Of course I cannot say that these are specifically Mary Mapes’ values; as I said at the beginning, I have never met the woman. And no one has dared ask Mapes to what extent her conduct is dictated by feminism's compulsion to slander and subvert. But I can testify with absolute certainty that these are the values of radical feminism in general, and therefore of the Mary Mapes sisterhood that has not only infiltrated U.S. media from top to bottom, but now controls public education, academia, the welfare bureaucracy and so much more – all in fulfillment of Hitler’s dictum that a minority party’s only possible path to power is infiltration of the major institutions of state and culture. Once again, Slouching Toward Dhimmitude.
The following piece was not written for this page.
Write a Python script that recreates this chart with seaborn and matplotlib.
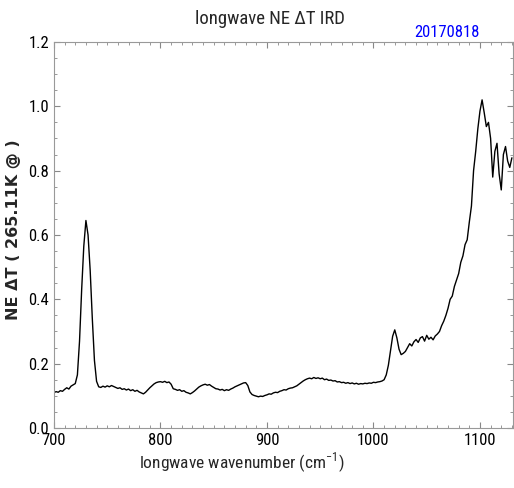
import matplotlib
matplotlib.use("Agg")
import matplotlib.pyplot as plt
from matplotlib.ticker import MultipleLocator
from matplotlib import font_manager as fm
import seaborn as sns
import pandas as pd
import numpy as np

# ---- data ----
wavenumber = list(range(700, 1131, 2))
ne_dt = (
    [0.110, 0.113, 0.111, 0.116, 0.114, 0.120, 0.125, 0.121, 0.130, 0.134, 0.138]          # 700-720
    + [0.165, 0.270, 0.430, 0.565, 0.645, 0.600, 0.490, 0.340, 0.210, 0.145]              # 722-740
    + [0.128]                                                                              # 742
    + [0.126, 0.130, 0.127, 0.131, 0.128, 0.132, 0.129, 0.126, 0.123, 0.125,
       0.120, 0.122, 0.118, 0.121, 0.116, 0.119, 0.114, 0.117, 0.112, 0.109,
       0.106, 0.111, 0.118, 0.125, 0.131, 0.137, 0.141, 0.143]                            # 744-798
    + [0.144, 0.142, 0.145, 0.141, 0.143, 0.136]                                          # 800-810
    + [0.122, 0.120, 0.117, 0.119, 0.114, 0.116, 0.111, 0.109, 0.106, 0.110,
       0.115, 0.121, 0.127]                                                               # 812-836
    + [0.131, 0.134, 0.136, 0.133, 0.135, 0.130, 0.126, 0.122]                            # 838-852
    + [0.121, 0.118, 0.120, 0.116, 0.119, 0.117, 0.121, 0.124, 0.128, 0.131, 0.134]       # 854-874
    + [0.137, 0.140, 0.141, 0.132]                                                        # 876-882
    + [0.112, 0.104, 0.101, 0.099, 0.097, 0.099, 0.098, 0.101]                            # 884-898
    + [0.103, 0.106, 0.105, 0.109, 0.111, 0.110, 0.114, 0.116, 0.119, 0.118,
       0.122, 0.124, 0.125, 0.128, 0.131, 0.136, 0.141, 0.146, 0.150, 0.153]              # 900-938
    + [0.155, 0.153, 0.157, 0.154, 0.156, 0.153, 0.155, 0.150, 0.152, 0.148]              # 940-958
    + [0.149, 0.146, 0.147, 0.143, 0.144, 0.141, 0.142, 0.139, 0.141, 0.138,
       0.140, 0.137, 0.139, 0.136, 0.138, 0.137, 0.139, 0.138, 0.140, 0.139,
       0.142, 0.141, 0.143, 0.144, 0.146]                                                 # 960-1008
    + [0.150, 0.165, 0.195, 0.240, 0.285, 0.305]                                          # 1010-1020
    + [0.280, 0.245, 0.228, 0.232, 0.238, 0.250]                                          # 1022-1032
    + [0.262, 0.255, 0.268, 0.275, 0.266, 0.280, 0.284, 0.270, 0.288, 0.276,
       0.282, 0.274, 0.286]                                                               # 1034-1058
    + [0.292, 0.300, 0.318, 0.332, 0.350, 0.372, 0.400, 0.410, 0.440, 0.460, 0.480]       # 1060-1080
    + [0.515, 0.535, 0.570, 0.585, 0.640, 0.690, 0.800, 0.860, 0.930]                     # 1082-1098
    + [0.985, 1.020, 0.980, 0.937, 0.950, 0.900, 0.780, 0.860, 0.885, 0.790,
       0.740, 0.850, 0.875, 0.830, 0.810, 0.840]                                          # 1100-1130
)
x_ticks = [700, 800, 900, 1000, 1100]
y_ticks = [0.0, 0.2, 0.4, 0.6, 0.8, 1.0, 1.2]
title_text = "longwave NE ΔT IRD"
date_text = "20170818"
xlabel_text = "longwave wavenumber (cm$^{-1}$)"
ylabel_text = "NE ΔT ( 265.11K @ )"

df = pd.DataFrame({"wn": wavenumber, "ndt": ne_dt})

sns.set_style("ticks")

# pick a narrow font if one is available
names = {f.name for f in fm.fontManager.ttflist}
narrow = None
for cand in ["Liberation Sans Narrow", "DejaVu Sans Condensed", "Roboto Condensed",
             "Open Sans Condensed", "Noto Sans Condensed"]:
    if cand in names:
        narrow = cand
        break
if narrow is None:
    narrow = "DejaVu Sans"
    base_size = 10.5
else:
    base_size = 12
plt.rcParams["font.family"] = [narrow, "DejaVu Sans"]
plt.rcParams["font.stretch"] = "condensed"
plt.rcParams["mathtext.fontset"] = "custom"
plt.rcParams["mathtext.rm"] = narrow

fig = plt.figure(figsize=(5.14, 4.88), dpi=100)
ax = fig.add_axes([0.105, 0.123, 0.893, 0.791])

sns.lineplot(data=df, x="wn", y="ndt", ax=ax, color="black", linewidth=1.0)

ax.set_xlim(700, 1131)
ax.set_ylim(0, 1.2)
ax.set_xticks(x_ticks)
ax.set_xticklabels([str(t) for t in x_ticks])
ax.set_yticks(y_ticks)
ax.set_yticklabels([f"{t:.1f}" for t in y_ticks])
ax.xaxis.set_minor_locator(MultipleLocator(10))
ax.yaxis.set_minor_locator(MultipleLocator(0.05))

ax.tick_params(which="both", direction="in", top=True, right=True, colors="#888888",
               labelcolor="black", labelsize=base_size)
ax.tick_params(which="major", length=4, width=0.8)
ax.tick_params(which="minor", length=2, width=0.6)
for s in ax.spines.values():
    s.set_color("#999999")
    s.set_linewidth(0.8)

ax.set_xlabel(xlabel_text, fontsize=base_size + 0.5, labelpad=4)
ax.xaxis.set_label_coords(0.41, -0.058)
ax.set_ylabel(ylabel_text, fontsize=11.5, fontweight="bold", family="DejaVu Sans",
              fontstretch="normal")
ax.yaxis.set_label_coords(-0.072, 0.513)
ax.set_title(title_text, fontsize=base_size + 1.5, x=0.47, pad=13)
ax.text(0.928, 1.005, date_text, transform=ax.transAxes, ha="right", va="bottom",
        color="blue", fontsize=base_size)

fig.savefig("out.png", dpi=100)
Which brings me to my point. This morning’s Wall Street Journal has the most informative story I have yet read on Mary Mapes and her career. But its author studiously avoids the term “feminism” (and all other derivatives of the F-word as well). Too bad: but for the WSJ writer’s craven act of self-censorship (equivalent to writing about Josef Goebbels without ever once mentioning "National Socialism"), it would have been much easier for readers to conclude that Mapes’ underlying motive is monkey-wrenching “patriarchy” at every opportunity – almost certainly the common denominator in every chapter of her long history of pseudo-journalistic outrages: dezenformatsiya passed off as news. Which makes her conduct yet another example of what prompted me to conclude 26 years ago that feminism is the most dangerously, maliciously, treacherously subversive movement in human history.